> Goal:
Copy every entry word for word. Skip the pictures.

--- BEGIN Data to use ---

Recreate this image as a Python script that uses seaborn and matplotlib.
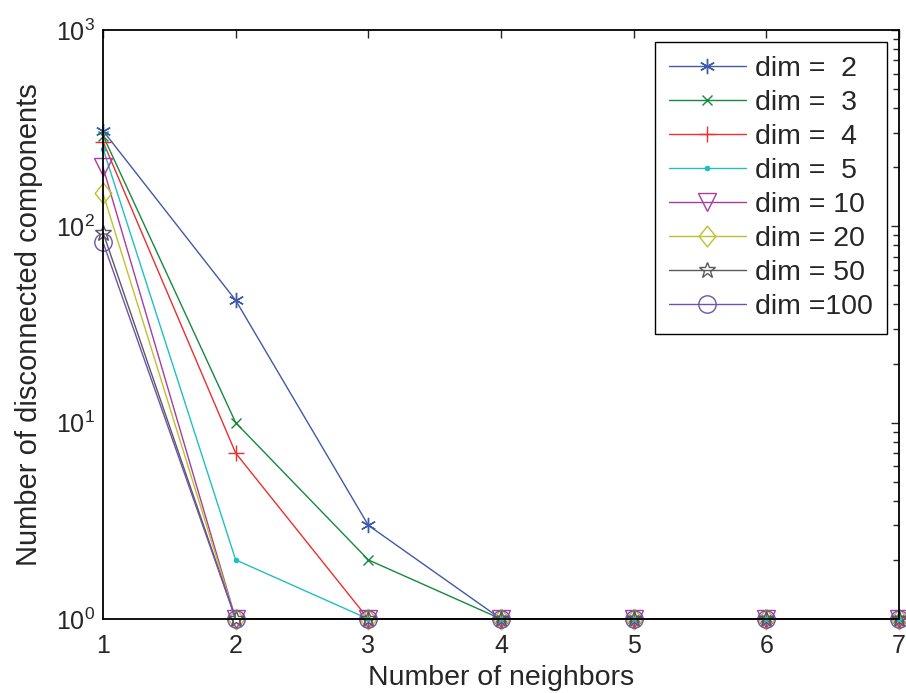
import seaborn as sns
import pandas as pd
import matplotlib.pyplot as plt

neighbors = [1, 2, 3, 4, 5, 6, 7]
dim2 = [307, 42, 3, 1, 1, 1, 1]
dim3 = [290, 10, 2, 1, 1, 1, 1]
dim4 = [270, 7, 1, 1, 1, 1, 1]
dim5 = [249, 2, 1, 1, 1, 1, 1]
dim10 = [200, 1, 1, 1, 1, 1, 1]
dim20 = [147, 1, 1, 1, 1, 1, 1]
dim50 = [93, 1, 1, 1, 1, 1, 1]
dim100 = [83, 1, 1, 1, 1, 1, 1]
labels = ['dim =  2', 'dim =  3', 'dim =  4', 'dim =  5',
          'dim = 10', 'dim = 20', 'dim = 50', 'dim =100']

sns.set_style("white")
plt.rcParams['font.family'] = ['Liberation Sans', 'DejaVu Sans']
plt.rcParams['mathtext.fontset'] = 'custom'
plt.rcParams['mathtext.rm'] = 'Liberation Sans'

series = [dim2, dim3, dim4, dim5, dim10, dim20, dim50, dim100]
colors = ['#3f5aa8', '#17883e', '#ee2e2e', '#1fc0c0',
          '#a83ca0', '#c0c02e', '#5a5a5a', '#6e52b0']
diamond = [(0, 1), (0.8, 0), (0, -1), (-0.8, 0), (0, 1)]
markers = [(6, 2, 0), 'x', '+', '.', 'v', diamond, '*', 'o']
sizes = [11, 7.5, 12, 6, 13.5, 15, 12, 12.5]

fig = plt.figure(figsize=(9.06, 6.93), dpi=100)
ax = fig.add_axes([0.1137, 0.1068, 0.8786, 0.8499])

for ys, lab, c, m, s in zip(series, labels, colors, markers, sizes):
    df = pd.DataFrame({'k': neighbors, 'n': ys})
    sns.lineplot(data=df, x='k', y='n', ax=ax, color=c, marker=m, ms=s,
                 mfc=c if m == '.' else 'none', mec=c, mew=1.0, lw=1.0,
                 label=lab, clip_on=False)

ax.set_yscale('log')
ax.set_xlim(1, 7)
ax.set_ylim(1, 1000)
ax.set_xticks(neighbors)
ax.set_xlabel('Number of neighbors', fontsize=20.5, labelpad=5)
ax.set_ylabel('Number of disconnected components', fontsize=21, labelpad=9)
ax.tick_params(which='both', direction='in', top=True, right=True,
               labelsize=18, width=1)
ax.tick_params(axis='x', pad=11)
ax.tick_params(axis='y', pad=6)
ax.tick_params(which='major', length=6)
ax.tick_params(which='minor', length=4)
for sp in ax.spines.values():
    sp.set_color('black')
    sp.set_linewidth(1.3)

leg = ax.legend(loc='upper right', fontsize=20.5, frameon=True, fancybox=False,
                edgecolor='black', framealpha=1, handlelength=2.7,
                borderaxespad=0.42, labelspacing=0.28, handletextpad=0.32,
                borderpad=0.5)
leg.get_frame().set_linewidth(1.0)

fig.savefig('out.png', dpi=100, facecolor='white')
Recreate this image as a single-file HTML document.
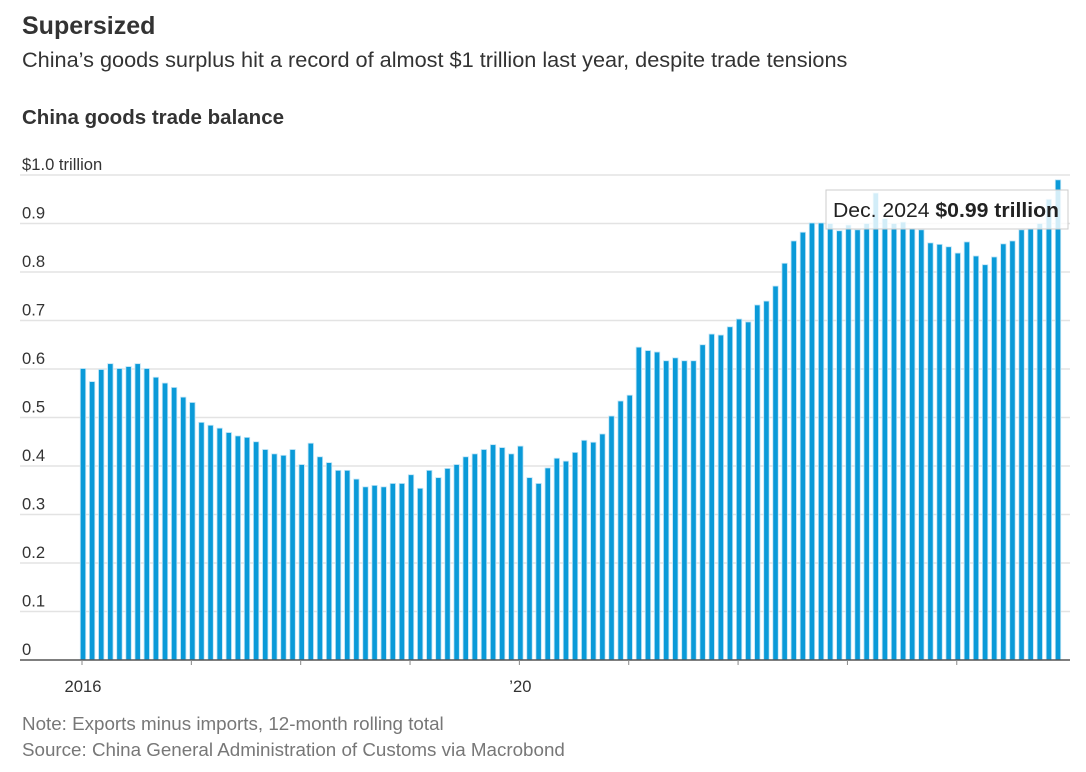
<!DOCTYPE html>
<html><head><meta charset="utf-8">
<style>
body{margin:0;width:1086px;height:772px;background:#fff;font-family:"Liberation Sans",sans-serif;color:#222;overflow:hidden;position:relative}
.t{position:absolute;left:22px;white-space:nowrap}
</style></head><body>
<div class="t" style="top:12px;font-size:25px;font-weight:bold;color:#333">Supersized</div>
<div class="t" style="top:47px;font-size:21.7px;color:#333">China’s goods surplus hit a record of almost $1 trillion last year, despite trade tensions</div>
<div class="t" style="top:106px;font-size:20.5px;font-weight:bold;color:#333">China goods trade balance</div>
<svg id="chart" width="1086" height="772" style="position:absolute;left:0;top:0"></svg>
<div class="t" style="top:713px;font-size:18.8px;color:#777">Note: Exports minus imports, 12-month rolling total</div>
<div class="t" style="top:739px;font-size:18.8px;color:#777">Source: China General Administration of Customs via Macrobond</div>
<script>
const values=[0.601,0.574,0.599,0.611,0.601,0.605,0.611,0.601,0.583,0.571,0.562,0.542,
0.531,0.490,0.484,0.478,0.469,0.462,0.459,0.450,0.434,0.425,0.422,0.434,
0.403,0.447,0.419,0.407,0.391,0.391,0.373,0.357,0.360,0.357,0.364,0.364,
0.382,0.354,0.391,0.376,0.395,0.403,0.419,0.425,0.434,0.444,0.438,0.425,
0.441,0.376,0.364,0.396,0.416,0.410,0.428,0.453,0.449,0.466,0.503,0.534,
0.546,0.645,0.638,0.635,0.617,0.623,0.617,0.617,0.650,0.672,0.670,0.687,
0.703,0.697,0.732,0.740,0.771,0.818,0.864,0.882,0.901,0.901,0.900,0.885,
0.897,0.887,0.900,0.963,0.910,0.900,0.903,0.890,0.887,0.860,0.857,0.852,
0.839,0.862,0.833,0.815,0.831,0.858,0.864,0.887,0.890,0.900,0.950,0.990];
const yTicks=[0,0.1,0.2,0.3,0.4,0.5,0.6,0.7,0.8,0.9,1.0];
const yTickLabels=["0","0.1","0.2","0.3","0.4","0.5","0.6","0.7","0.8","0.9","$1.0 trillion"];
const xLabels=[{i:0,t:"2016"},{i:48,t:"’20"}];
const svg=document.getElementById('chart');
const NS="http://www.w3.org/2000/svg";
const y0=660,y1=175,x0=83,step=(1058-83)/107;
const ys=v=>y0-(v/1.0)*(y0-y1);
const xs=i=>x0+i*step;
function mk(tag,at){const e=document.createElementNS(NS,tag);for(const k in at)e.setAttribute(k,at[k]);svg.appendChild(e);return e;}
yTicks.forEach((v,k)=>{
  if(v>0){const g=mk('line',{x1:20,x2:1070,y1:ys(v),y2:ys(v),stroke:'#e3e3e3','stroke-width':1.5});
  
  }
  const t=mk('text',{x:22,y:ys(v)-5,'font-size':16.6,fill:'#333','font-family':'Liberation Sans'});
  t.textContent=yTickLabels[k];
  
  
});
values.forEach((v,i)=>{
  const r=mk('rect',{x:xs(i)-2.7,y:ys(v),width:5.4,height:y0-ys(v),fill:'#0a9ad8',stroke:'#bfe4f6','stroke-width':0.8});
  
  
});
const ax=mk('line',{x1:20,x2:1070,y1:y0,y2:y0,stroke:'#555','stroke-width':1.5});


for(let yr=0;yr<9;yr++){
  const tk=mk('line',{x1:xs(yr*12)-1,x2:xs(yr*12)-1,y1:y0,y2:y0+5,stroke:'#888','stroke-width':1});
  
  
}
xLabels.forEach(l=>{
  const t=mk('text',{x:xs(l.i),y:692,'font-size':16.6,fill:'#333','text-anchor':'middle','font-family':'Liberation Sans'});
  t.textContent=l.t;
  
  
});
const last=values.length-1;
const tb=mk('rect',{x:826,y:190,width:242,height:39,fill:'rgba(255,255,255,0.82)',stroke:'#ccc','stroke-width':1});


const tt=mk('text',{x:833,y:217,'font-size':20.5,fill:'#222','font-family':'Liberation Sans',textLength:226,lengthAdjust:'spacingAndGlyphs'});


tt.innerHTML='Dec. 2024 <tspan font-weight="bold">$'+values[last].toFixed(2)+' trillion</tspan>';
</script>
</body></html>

--- END Data to use ---

> Answer to this exercise:
Recreate this image as a Python script that uses seaborn and matplotlib.
import seaborn as sns
import pandas as pd
import matplotlib.pyplot as plt

neighbors = [1, 2, 3, 4, 5, 6, 7]
dim2 = [307, 42, 3, 1, 1, 1, 1]
dim3 = [290, 10, 2, 1, 1, 1, 1]
dim4 = [270, 7, 1, 1, 1, 1, 1]
dim5 = [249, 2, 1, 1, 1, 1, 1]
dim10 = [200, 1, 1, 1, 1, 1, 1]
dim20 = [147, 1, 1, 1, 1, 1, 1]
dim50 = [93, 1, 1, 1, 1, 1, 1]
dim100 = [83, 1, 1, 1, 1, 1, 1]
labels = ['dim =  2', 'dim =  3', 'dim =  4', 'dim =  5',
          'dim = 10', 'dim = 20', 'dim = 50', 'dim =100']

sns.set_style("white")
plt.rcParams['font.family'] = ['Liberation Sans', 'DejaVu Sans']
plt.rcParams['mathtext.fontset'] = 'custom'
plt.rcParams['mathtext.rm'] = 'Liberation Sans'

series = [dim2, dim3, dim4, dim5, dim10, dim20, dim50, dim100]
colors = ['#3f5aa8', '#17883e', '#ee2e2e', '#1fc0c0',
          '#a83ca0', '#c0c02e', '#5a5a5a', '#6e52b0']
diamond = [(0, 1), (0.8, 0), (0, -1), (-0.8, 0), (0, 1)]
markers = [(6, 2, 0), 'x', '+', '.', 'v', diamond, '*', 'o']
sizes = [11, 7.5, 12, 6, 13.5, 15, 12, 12.5]

fig = plt.figure(figsize=(9.06, 6.93), dpi=100)
ax = fig.add_axes([0.1137, 0.1068, 0.8786, 0.8499])

for ys, lab, c, m, s in zip(series, labels, colors, markers, sizes):
    df = pd.DataFrame({'k': neighbors, 'n': ys})
    sns.lineplot(data=df, x='k', y='n', ax=ax, color=c, marker=m, ms=s,
                 mfc=c if m == '.' else 'none', mec=c, mew=1.0, lw=1.0,
                 label=lab, clip_on=False)

ax.set_yscale('log')
ax.set_xlim(1, 7)
ax.set_ylim(1, 1000)
ax.set_xticks(neighbors)
ax.set_xlabel('Number of neighbors', fontsize=20.5, labelpad=5)
ax.set_ylabel('Number of disconnected components', fontsize=21, labelpad=9)
ax.tick_params(which='both', direction='in', top=True, right=True,
               labelsize=18, width=1)
ax.tick_params(axis='x', pad=11)
ax.tick_params(axis='y', pad=6)
ax.tick_params(which='major', length=6)
ax.tick_params(which='minor', length=4)
for sp in ax.spines.values():
    sp.set_color('black')
    sp.set_linewidth(1.3)

leg = ax.legend(loc='upper right', fontsize=20.5, frameon=True, fancybox=False,
                edgecolor='black', framealpha=1, handlelength=2.7,
                borderaxespad=0.42, labelspacing=0.28, handletextpad=0.32,
                borderpad=0.5)
leg.get_frame().set_linewidth(1.0)

fig.savefig('out.png', dpi=100, facecolor='white')
Recreate this image as a single-file HTML document.
<!DOCTYPE html>
<html><head><meta charset="utf-8">
<style>
body{margin:0;width:1086px;height:772px;background:#fff;font-family:"Liberation Sans",sans-serif;color:#222;overflow:hidden;position:relative}
.t{position:absolute;left:22px;white-space:nowrap}
</style></head><body>
<div class="t" style="top:12px;font-size:25px;font-weight:bold;color:#333">Supersized</div>
<div class="t" style="top:47px;font-size:21.7px;color:#333">China’s goods surplus hit a record of almost $1 trillion last year, despite trade tensions</div>
<div class="t" style="top:106px;font-size:20.5px;font-weight:bold;color:#333">China goods trade balance</div>
<svg id="chart" width="1086" height="772" style="position:absolute;left:0;top:0"></svg>
<div class="t" style="top:713px;font-size:18.8px;color:#777">Note: Exports minus imports, 12-month rolling total</div>
<div class="t" style="top:739px;font-size:18.8px;color:#777">Source: China General Administration of Customs via Macrobond</div>
<script>
const values=[0.601,0.574,0.599,0.611,0.601,0.605,0.611,0.601,0.583,0.571,0.562,0.542,
0.531,0.490,0.484,0.478,0.469,0.462,0.459,0.450,0.434,0.425,0.422,0.434,
0.403,0.447,0.419,0.407,0.391,0.391,0.373,0.357,0.360,0.357,0.364,0.364,
0.382,0.354,0.391,0.376,0.395,0.403,0.419,0.425,0.434,0.444,0.438,0.425,
0.441,0.376,0.364,0.396,0.416,0.410,0.428,0.453,0.449,0.466,0.503,0.534,
0.546,0.645,0.638,0.635,0.617,0.623,0.617,0.617,0.650,0.672,0.670,0.687,
0.703,0.697,0.732,0.740,0.771,0.818,0.864,0.882,0.901,0.901,0.900,0.885,
0.897,0.887,0.900,0.963,0.910,0.900,0.903,0.890,0.887,0.860,0.857,0.852,
0.839,0.862,0.833,0.815,0.831,0.858,0.864,0.887,0.890,0.900,0.950,0.990];
const yTicks=[0,0.1,0.2,0.3,0.4,0.5,0.6,0.7,0.8,0.9,1.0];
const yTickLabels=["0","0.1","0.2","0.3","0.4","0.5","0.6","0.7","0.8","0.9","$1.0 trillion"];
const xLabels=[{i:0,t:"2016"},{i:48,t:"’20"}];
const svg=document.getElementById('chart');
const NS="http://www.w3.org/2000/svg";
const y0=660,y1=175,x0=83,step=(1058-83)/107;
const ys=v=>y0-(v/1.0)*(y0-y1);
const xs=i=>x0+i*step;
function mk(tag,at){const e=document.createElementNS(NS,tag);for(const k in at)e.setAttribute(k,at[k]);svg.appendChild(e);return e;}
yTicks.forEach((v,k)=>{
  if(v>0){const g=mk('line',{x1:20,x2:1070,y1:ys(v),y2:ys(v),stroke:'#e3e3e3','stroke-width':1.5});
  
  }
  const t=mk('text',{x:22,y:ys(v)-5,'font-size':16.6,fill:'#333','font-family':'Liberation Sans'});
  t.textContent=yTickLabels[k];
  
  
});
values.forEach((v,i)=>{
  const r=mk('rect',{x:xs(i)-2.7,y:ys(v),width:5.4,height:y0-ys(v),fill:'#0a9ad8',stroke:'#bfe4f6','stroke-width':0.8});
  
  
});
const ax=mk('line',{x1:20,x2:1070,y1:y0,y2:y0,stroke:'#555','stroke-width':1.5});


for(let yr=0;yr<9;yr++){
  const tk=mk('line',{x1:xs(yr*12)-1,x2:xs(yr*12)-1,y1:y0,y2:y0+5,stroke:'#888','stroke-width':1});
  
  
}
xLabels.forEach(l=>{
  const t=mk('text',{x:xs(l.i),y:692,'font-size':16.6,fill:'#333','text-anchor':'middle','font-family':'Liberation Sans'});
  t.textContent=l.t;
  
  
});
const last=values.length-1;
const tb=mk('rect',{x:826,y:190,width:242,height:39,fill:'rgba(255,255,255,0.82)',stroke:'#ccc','stroke-width':1});


const tt=mk('text',{x:833,y:217,'font-size':20.5,fill:'#222','font-family':'Liberation Sans',textLength:226,lengthAdjust:'spacingAndGlyphs'});


tt.innerHTML='Dec. 2024 <tspan font-weight="bold">$'+values[last].toFixed(2)+' trillion</tspan>';
</script>
</body></html>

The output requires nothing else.